## Given request
Repeat what the lines below say, word for word, and skip every image.

## Provided material
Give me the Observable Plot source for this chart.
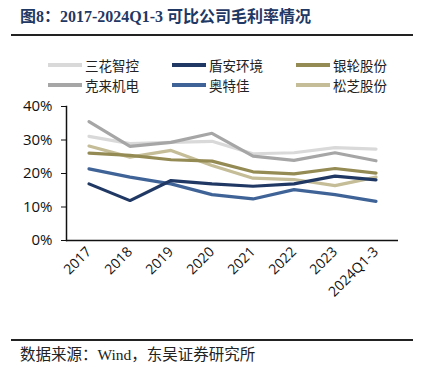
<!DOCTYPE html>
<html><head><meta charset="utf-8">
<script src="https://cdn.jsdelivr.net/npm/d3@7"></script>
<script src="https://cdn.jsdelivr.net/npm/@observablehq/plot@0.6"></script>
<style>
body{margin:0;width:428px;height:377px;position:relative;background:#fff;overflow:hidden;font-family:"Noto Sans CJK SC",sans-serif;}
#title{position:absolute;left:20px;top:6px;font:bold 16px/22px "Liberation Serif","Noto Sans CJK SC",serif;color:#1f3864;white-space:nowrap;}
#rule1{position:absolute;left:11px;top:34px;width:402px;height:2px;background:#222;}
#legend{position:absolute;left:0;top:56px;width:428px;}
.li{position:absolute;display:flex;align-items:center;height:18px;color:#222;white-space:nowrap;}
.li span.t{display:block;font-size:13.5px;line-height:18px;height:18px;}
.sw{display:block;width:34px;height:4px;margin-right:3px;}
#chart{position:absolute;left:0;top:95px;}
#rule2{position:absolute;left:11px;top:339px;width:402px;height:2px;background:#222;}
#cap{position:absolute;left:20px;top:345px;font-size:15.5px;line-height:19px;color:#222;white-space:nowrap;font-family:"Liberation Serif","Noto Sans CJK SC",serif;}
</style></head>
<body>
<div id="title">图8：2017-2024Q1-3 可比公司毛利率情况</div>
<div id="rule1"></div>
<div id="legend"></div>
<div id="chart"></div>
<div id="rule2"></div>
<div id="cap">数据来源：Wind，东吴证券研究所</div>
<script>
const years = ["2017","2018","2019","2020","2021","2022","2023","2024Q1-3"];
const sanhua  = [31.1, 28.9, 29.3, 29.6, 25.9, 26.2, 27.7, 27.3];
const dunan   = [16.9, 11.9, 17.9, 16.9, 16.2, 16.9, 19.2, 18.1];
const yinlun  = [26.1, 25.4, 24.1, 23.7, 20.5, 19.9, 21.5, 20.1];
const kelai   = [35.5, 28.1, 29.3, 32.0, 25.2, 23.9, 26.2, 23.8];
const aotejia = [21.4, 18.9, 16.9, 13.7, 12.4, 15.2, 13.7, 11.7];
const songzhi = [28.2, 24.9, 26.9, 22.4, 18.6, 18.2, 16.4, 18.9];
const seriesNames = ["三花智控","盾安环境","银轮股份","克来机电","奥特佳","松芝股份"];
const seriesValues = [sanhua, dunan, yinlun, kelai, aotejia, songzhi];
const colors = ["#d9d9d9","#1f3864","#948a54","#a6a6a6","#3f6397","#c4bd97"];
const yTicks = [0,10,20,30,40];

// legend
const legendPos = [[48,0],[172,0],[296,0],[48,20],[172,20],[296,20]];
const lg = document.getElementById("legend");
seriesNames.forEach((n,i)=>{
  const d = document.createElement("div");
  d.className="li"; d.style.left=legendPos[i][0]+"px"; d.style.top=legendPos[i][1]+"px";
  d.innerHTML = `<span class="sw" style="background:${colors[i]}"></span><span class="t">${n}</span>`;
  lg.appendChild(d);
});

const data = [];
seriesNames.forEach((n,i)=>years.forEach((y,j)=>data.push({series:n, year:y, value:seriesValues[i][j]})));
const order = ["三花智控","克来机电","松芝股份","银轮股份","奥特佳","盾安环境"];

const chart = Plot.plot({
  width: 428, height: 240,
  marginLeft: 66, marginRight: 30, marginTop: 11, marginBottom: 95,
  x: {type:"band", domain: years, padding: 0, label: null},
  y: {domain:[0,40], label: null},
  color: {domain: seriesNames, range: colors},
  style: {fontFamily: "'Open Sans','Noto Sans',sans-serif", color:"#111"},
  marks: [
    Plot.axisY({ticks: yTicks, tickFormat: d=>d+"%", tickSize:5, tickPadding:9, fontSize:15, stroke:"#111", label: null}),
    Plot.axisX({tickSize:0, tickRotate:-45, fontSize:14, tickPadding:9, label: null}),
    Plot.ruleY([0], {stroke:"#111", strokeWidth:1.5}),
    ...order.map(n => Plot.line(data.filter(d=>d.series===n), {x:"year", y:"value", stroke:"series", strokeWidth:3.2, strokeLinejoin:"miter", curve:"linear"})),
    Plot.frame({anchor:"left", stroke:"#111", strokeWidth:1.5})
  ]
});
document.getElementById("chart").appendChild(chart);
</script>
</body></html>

## Solution to the problem
Give me the Observable Plot source for this chart.
<!DOCTYPE html>
<html><head><meta charset="utf-8">
<script src="https://cdn.jsdelivr.net/npm/d3@7"></script>
<script src="https://cdn.jsdelivr.net/npm/@observablehq/plot@0.6"></script>
<style>
body{margin:0;width:428px;height:377px;position:relative;background:#fff;overflow:hidden;font-family:"Noto Sans CJK SC",sans-serif;}
#title{position:absolute;left:20px;top:6px;font:bold 16px/22px "Liberation Serif","Noto Sans CJK SC",serif;color:#1f3864;white-space:nowrap;}
#rule1{position:absolute;left:11px;top:34px;width:402px;height:2px;background:#222;}
#legend{position:absolute;left:0;top:56px;width:428px;}
.li{position:absolute;display:flex;align-items:center;height:18px;color:#222;white-space:nowrap;}
.li span.t{display:block;font-size:13.5px;line-height:18px;height:18px;}
.sw{display:block;width:34px;height:4px;margin-right:3px;}
#chart{position:absolute;left:0;top:95px;}
#rule2{position:absolute;left:11px;top:339px;width:402px;height:2px;background:#222;}
#cap{position:absolute;left:20px;top:345px;font-size:15.5px;line-height:19px;color:#222;white-space:nowrap;font-family:"Liberation Serif","Noto Sans CJK SC",serif;}
</style></head>
<body>
<div id="title">图8：2017-2024Q1-3 可比公司毛利率情况</div>
<div id="rule1"></div>
<div id="legend"></div>
<div id="chart"></div>
<div id="rule2"></div>
<div id="cap">数据来源：Wind，东吴证券研究所</div>
<script>
const years = ["2017","2018","2019","2020","2021","2022","2023","2024Q1-3"];
const sanhua  = [31.1, 28.9, 29.3, 29.6, 25.9, 26.2, 27.7, 27.3];
const dunan   = [16.9, 11.9, 17.9, 16.9, 16.2, 16.9, 19.2, 18.1];
const yinlun  = [26.1, 25.4, 24.1, 23.7, 20.5, 19.9, 21.5, 20.1];
const kelai   = [35.5, 28.1, 29.3, 32.0, 25.2, 23.9, 26.2, 23.8];
const aotejia = [21.4, 18.9, 16.9, 13.7, 12.4, 15.2, 13.7, 11.7];
const songzhi = [28.2, 24.9, 26.9, 22.4, 18.6, 18.2, 16.4, 18.9];
const seriesNames = ["三花智控","盾安环境","银轮股份","克来机电","奥特佳","松芝股份"];
const seriesValues = [sanhua, dunan, yinlun, kelai, aotejia, songzhi];
const colors = ["#d9d9d9","#1f3864","#948a54","#a6a6a6","#3f6397","#c4bd97"];
const yTicks = [0,10,20,30,40];

// legend
const legendPos = [[48,0],[172,0],[296,0],[48,20],[172,20],[296,20]];
const lg = document.getElementById("legend");
seriesNames.forEach((n,i)=>{
  const d = document.createElement("div");
  d.className="li"; d.style.left=legendPos[i][0]+"px"; d.style.top=legendPos[i][1]+"px";
  d.innerHTML = `<span class="sw" style="background:${colors[i]}"></span><span class="t">${n}</span>`;
  lg.appendChild(d);
});

const data = [];
seriesNames.forEach((n,i)=>years.forEach((y,j)=>data.push({series:n, year:y, value:seriesValues[i][j]})));
const order = ["三花智控","克来机电","松芝股份","银轮股份","奥特佳","盾安环境"];

const chart = Plot.plot({
  width: 428, height: 240,
  marginLeft: 66, marginRight: 30, marginTop: 11, marginBottom: 95,
  x: {type:"band", domain: years, padding: 0, label: null},
  y: {domain:[0,40], label: null},
  color: {domain: seriesNames, range: colors},
  style: {fontFamily: "'Open Sans','Noto Sans',sans-serif", color:"#111"},
  marks: [
    Plot.axisY({ticks: yTicks, tickFormat: d=>d+"%", tickSize:5, tickPadding:9, fontSize:15, stroke:"#111", label: null}),
    Plot.axisX({tickSize:0, tickRotate:-45, fontSize:14, tickPadding:9, label: null}),
    Plot.ruleY([0], {stroke:"#111", strokeWidth:1.5}),
    ...order.map(n => Plot.line(data.filter(d=>d.series===n), {x:"year", y:"value", stroke:"series", strokeWidth:3.2, strokeLinejoin:"miter", curve:"linear"})),
    Plot.frame({anchor:"left", stroke:"#111", strokeWidth:1.5})
  ]
});
document.getElementById("chart").appendChild(chart);
</script>
</body></html>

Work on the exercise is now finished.